REQUIREMENT
Restate, exactly and without pictures, the lines from the start of the listing below through the line holding "EU GDPR COMPLIANCE</text>".
--------------------------------------------------
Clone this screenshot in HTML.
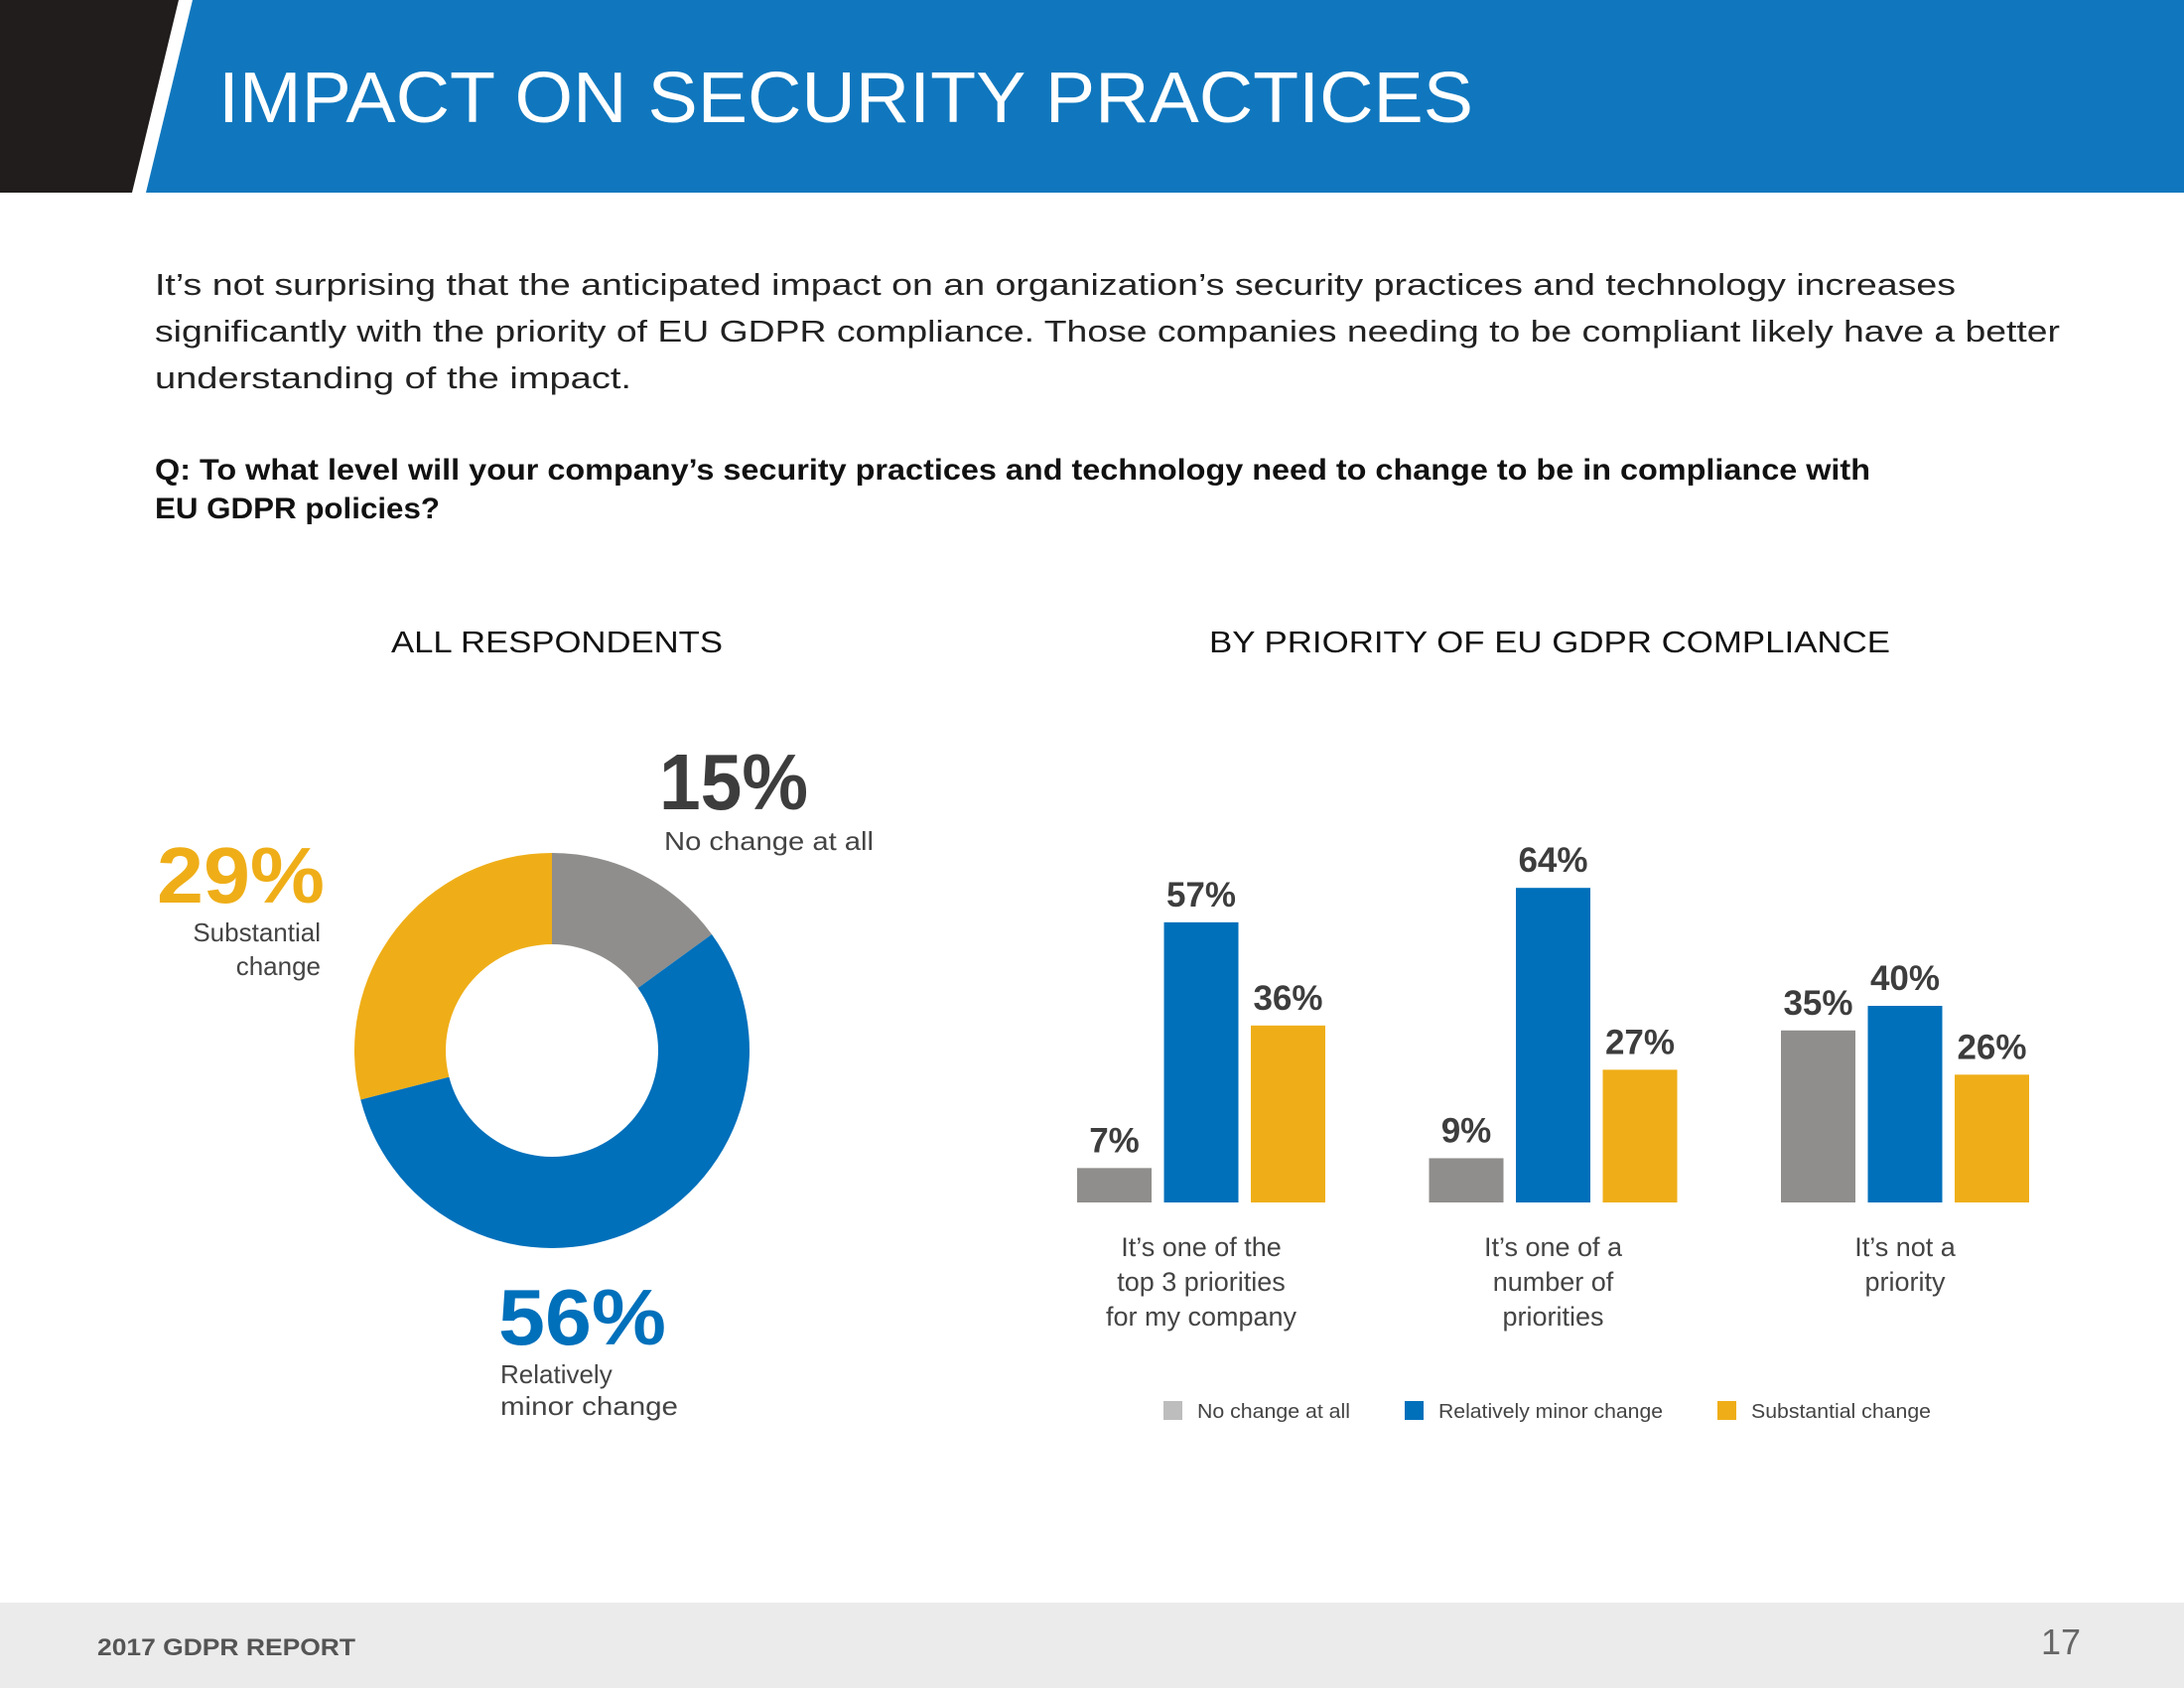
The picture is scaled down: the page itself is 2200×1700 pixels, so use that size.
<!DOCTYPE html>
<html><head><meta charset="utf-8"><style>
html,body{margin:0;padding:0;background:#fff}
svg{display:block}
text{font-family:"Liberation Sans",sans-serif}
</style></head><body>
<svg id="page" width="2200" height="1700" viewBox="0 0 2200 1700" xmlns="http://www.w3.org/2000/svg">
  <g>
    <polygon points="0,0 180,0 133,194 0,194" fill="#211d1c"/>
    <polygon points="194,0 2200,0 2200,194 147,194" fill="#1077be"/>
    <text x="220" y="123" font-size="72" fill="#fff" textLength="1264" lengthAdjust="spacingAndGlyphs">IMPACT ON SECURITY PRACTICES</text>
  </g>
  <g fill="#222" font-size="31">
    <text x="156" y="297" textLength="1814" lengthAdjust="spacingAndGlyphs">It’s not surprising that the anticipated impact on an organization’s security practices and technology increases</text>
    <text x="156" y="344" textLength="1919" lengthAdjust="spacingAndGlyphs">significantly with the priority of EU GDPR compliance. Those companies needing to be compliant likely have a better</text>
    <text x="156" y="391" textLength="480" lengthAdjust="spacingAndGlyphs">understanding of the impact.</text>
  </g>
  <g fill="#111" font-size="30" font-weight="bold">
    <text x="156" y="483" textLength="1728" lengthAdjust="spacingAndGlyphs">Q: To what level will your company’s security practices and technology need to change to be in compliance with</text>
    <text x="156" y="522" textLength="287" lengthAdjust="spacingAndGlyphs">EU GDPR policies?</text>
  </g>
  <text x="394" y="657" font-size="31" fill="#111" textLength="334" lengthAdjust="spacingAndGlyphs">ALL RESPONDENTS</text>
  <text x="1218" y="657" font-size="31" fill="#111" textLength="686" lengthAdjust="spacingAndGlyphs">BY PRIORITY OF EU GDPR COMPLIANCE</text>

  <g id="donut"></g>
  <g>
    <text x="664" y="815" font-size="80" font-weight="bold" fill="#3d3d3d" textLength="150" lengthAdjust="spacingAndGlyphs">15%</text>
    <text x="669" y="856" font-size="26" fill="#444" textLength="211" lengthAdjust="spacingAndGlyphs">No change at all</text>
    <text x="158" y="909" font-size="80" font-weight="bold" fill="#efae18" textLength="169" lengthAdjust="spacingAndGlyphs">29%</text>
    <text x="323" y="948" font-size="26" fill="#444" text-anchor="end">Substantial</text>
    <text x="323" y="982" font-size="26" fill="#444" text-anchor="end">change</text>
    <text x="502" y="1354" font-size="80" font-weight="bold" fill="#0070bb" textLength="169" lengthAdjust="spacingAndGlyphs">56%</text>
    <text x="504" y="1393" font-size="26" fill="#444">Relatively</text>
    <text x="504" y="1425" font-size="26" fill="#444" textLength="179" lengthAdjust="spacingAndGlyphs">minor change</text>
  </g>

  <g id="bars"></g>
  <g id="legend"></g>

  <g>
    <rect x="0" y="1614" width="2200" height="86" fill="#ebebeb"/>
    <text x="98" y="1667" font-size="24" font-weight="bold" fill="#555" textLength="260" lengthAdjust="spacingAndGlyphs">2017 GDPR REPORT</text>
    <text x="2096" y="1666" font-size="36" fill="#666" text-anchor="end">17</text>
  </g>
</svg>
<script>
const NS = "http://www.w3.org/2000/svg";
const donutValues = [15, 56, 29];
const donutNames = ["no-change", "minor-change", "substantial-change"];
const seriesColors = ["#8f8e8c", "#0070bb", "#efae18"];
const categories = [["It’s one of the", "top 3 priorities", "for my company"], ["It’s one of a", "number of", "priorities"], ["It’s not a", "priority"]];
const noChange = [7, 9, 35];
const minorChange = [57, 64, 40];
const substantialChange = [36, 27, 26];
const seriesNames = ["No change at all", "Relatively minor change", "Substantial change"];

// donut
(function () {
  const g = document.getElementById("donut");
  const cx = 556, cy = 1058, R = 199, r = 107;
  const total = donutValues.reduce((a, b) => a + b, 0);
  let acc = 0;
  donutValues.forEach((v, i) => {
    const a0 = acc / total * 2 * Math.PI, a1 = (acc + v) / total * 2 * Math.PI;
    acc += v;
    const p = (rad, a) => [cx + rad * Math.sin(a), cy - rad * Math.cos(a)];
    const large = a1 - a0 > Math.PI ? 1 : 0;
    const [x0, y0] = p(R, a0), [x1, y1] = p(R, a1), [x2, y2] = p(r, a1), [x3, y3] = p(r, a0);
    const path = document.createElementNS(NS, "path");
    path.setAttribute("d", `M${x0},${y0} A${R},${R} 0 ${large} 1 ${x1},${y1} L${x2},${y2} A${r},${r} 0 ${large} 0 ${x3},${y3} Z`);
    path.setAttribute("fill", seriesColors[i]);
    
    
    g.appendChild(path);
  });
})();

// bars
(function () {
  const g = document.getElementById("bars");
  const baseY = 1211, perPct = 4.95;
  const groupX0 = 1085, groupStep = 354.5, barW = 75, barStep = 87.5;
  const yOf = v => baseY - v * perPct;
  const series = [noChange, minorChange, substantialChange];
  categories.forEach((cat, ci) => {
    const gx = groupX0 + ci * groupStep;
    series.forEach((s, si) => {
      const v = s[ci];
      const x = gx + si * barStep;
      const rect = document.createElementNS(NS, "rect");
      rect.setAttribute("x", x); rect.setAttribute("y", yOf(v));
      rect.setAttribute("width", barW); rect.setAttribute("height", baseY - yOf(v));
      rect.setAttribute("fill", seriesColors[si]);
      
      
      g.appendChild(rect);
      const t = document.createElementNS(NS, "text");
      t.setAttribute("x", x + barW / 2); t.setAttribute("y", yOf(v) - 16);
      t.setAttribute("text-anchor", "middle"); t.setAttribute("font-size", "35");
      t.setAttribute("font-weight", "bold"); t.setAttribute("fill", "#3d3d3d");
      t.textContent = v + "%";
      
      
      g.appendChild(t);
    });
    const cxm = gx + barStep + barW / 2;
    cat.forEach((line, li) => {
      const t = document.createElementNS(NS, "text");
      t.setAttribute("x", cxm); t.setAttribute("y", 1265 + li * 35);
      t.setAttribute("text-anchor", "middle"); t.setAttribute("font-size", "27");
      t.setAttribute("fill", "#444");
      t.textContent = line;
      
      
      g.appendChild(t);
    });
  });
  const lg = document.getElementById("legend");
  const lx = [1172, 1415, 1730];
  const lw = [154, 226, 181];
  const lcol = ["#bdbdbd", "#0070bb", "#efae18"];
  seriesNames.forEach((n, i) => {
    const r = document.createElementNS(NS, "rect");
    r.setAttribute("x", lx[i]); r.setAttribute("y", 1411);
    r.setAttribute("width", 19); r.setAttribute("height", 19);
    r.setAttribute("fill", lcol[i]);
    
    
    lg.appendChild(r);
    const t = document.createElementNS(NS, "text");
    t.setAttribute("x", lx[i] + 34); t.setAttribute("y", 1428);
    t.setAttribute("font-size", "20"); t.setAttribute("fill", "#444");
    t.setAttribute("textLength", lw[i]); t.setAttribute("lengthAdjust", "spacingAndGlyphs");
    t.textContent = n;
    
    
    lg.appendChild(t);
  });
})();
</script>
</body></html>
--------------------------------------------------
CORRECT RESPONSE
Clone this screenshot in HTML.
The picture is scaled down: the page itself is 2200×1700 pixels, so use that size.
<!DOCTYPE html>
<html><head><meta charset="utf-8"><style>
html,body{margin:0;padding:0;background:#fff}
svg{display:block}
text{font-family:"Liberation Sans",sans-serif}
</style></head><body>
<svg id="page" width="2200" height="1700" viewBox="0 0 2200 1700" xmlns="http://www.w3.org/2000/svg">
  <g>
    <polygon points="0,0 180,0 133,194 0,194" fill="#211d1c"/>
    <polygon points="194,0 2200,0 2200,194 147,194" fill="#1077be"/>
    <text x="220" y="123" font-size="72" fill="#fff" textLength="1264" lengthAdjust="spacingAndGlyphs">IMPACT ON SECURITY PRACTICES</text>
  </g>
  <g fill="#222" font-size="31">
    <text x="156" y="297" textLength="1814" lengthAdjust="spacingAndGlyphs">It’s not surprising that the anticipated impact on an organization’s security practices and technology increases</text>
    <text x="156" y="344" textLength="1919" lengthAdjust="spacingAndGlyphs">significantly with the priority of EU GDPR compliance. Those companies needing to be compliant likely have a better</text>
    <text x="156" y="391" textLength="480" lengthAdjust="spacingAndGlyphs">understanding of the impact.</text>
  </g>
  <g fill="#111" font-size="30" font-weight="bold">
    <text x="156" y="483" textLength="1728" lengthAdjust="spacingAndGlyphs">Q: To what level will your company’s security practices and technology need to change to be in compliance with</text>
    <text x="156" y="522" textLength="287" lengthAdjust="spacingAndGlyphs">EU GDPR policies?</text>
  </g>
  <text x="394" y="657" font-size="31" fill="#111" textLength="334" lengthAdjust="spacingAndGlyphs">ALL RESPONDENTS</text>
  <text x="1218" y="657" font-size="31" fill="#111" textLength="686" lengthAdjust="spacingAndGlyphs">BY PRIORITY OF EU GDPR COMPLIANCE</text>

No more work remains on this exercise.